1870 — The Great Eastern Railway Company and the Metropolitan Railway Company purchased the original site of Bethlehem Hospital, London, founded in 1247 and origin of the word "bedlam." Liverpool Station now occupies the site.

1874 — Helen Bradford Thompson Woolley was born. Woolley was a child clinical psychologist who was a codeveloper of the Merrill-Palmer Scales for children. She was the first director of the Child Development Institute at Teachers College, Columbia University (1926).

1878 — Kurt Goldstein was born. Goldstein was a neurologist specializing in brain injuries when he was influenced by Gestalt psychology. Gestalt holism led Goldstein to a distributed functions theory of brain activity. Goldstein developed tests of concept formation and brain injury.

1901 — George Katona was born. Katona's work in behavioral economics began with an article on the psychological effects of prewar German inflation. His work on consumer expectations and attitudes resulted in effective predictors of purchasing behavior. APA Distinguished Professional Contributions Award, 1977.

1929 — Edwin G. Boring's classic book A History of Experimental Psychology was published. This was the first book in the distinguished Century Psychology Series, published by Appleton-Century-Crofts. The book was the primary text and reference work in the history and systems of psychology for decades.
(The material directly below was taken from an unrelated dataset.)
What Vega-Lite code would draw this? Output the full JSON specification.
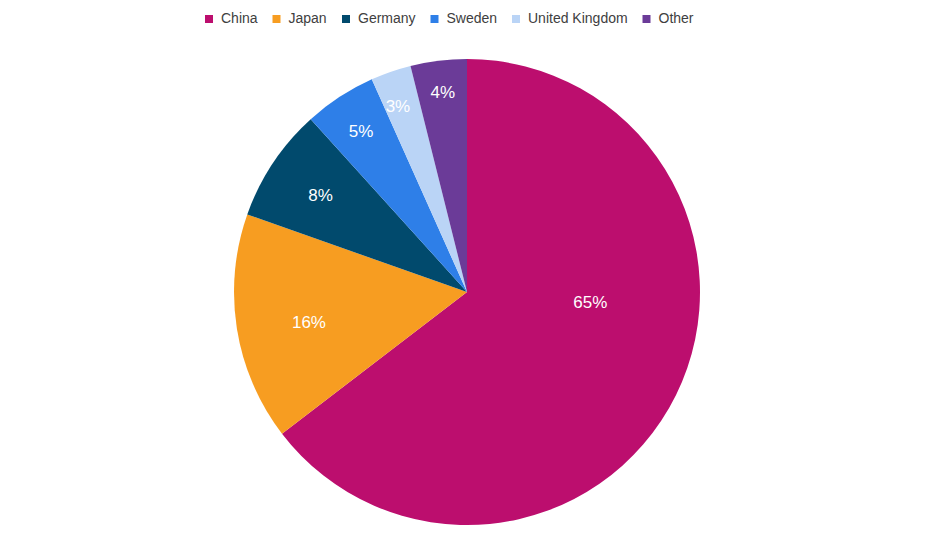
{
  "$schema": "https://vega.github.io/schema/vega-lite/v6.json",
  "width": 934,
  "height": 516,
  "autosize": "none",
  "padding": {"left": 0, "right": 12, "top": 34, "bottom": 0},
  "background": "white",
  "data": {
    "values": [
      {"country": "China", "share": 0.646, "rank": 1},
      {"country": "Japan", "share": 0.158, "rank": 2},
      {"country": "Germany", "share": 0.079, "rank": 3},
      {"country": "Sweden", "share": 0.050, "rank": 4},
      {"country": "United Kingdom", "share": 0.028, "rank": 5},
      {"country": "Other", "share": 0.039, "rank": 6}
    ]
  },
  "encoding": {
    "theta": {"field": "share", "type": "quantitative", "stack": true},
    "order": {"field": "rank", "type": "quantitative"}
  },
  "layer": [
    {
      "mark": {"type": "arc", "radius": 233, "stroke": null},
      "encoding": {
        "color": {
          "field": "country",
          "type": "nominal",
          "sort": ["China", "Japan", "Germany", "Sweden", "United Kingdom", "Other"],
          "scale": {
            "domain": ["China", "Japan", "Germany", "Sweden", "United Kingdom", "Other"],
            "range": ["#BC0E6E", "#F79D21", "#014A6D", "#2E7FE8", "#BAD4F6", "#6B3B98"]
          },
          "legend": {
            "title": null,
            "orient": "none",
            "legendX": 202,
            "legendY": -22,
            "direction": "horizontal",
            "symbolType": "square",
            "symbolSize": 64,
            "symbolStrokeWidth": 0,
            "labelFont": "Liberation Sans",
            "labelFontSize": 14,
            "labelColor": "#404040",
            "labelOffset": 5,
            "columnPadding": 11.5
          }
        }
      }
    },
    {
      "mark": {"type": "text", "radius": 123, "dx": 13, "dy": -43, "font": "Liberation Sans", "fontSize": 17, "fill": "white"},
      "encoding": {
        "text": {"field": "share", "type": "quantitative", "format": ".0%"},
        "opacity": {"condition": {"test": "datum.country === 'China'", "value": 1}, "value": 0}
      }
    },
    {
      "mark": {"type": "text", "radius": 160, "dy": 6, "font": "Liberation Sans", "fontSize": 17, "fill": "white"},
      "encoding": {
        "text": {"field": "share", "type": "quantitative", "format": ".0%"},
        "opacity": {"condition": {"test": "datum.country === 'Japan'", "value": 1}, "value": 0}
      }
    },
    {
      "mark": {"type": "text", "radius": 176, "dy": 2, "font": "Liberation Sans", "fontSize": 17, "fill": "white"},
      "encoding": {
        "text": {"field": "share", "type": "quantitative", "format": ".0%"},
        "opacity": {"condition": {"test": "datum.country === 'Germany'", "value": 1}, "value": 0}
      }
    },
    {
      "mark": {"type": "text", "radius": 194, "dy": 2, "font": "Liberation Sans", "fontSize": 17, "fill": "white"},
      "encoding": {
        "text": {"field": "share", "type": "quantitative", "format": ".0%"},
        "opacity": {"condition": {"test": "datum.country === 'Sweden'", "value": 1}, "value": 0}
      }
    },
    {
      "mark": {"type": "text", "radius": 198, "dy": -2, "font": "Liberation Sans", "fontSize": 17, "fill": "white"},
      "encoding": {
        "text": {"field": "share", "type": "quantitative", "format": ".0%"},
        "opacity": {"condition": {"test": "datum.country === 'Other'", "value": 1}, "value": 0}
      }
    },
    {
      "mark": {"type": "text", "radius": 196, "dx": -5, "font": "Liberation Sans", "fontSize": 17, "fill": "white"},
      "encoding": {
        "text": {"field": "share", "type": "quantitative", "format": ".0%"},
        "opacity": {"condition": {"test": "datum.country === 'United Kingdom'", "value": 1}, "value": 0}
      }
    }
  ],
  "config": {"view": {"stroke": null}}
}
1936 — George Stricker was born. Stricker has integrated clinical research, practice, training, and the promotion of professional psychology. He contributed to contemporary standards of peer review and served as the first editor of the APA's Clinician's Research Digest. APA Award for Distinguished Professional Contributions, 1990.

1964 — The antidepressant drug Aventyl (nortriptyline; Eli Lilly) was approved for use by the U.S. Food and Drug Administration (FDA). Nortriptyline is a tricyclic antidepressant, affecting reuptake of the neurotransmitters norepinephrine and serotonin. Pamelor (Sandoz), another trade name for nortriptyline, was approved by the FDA on November 6, 1977.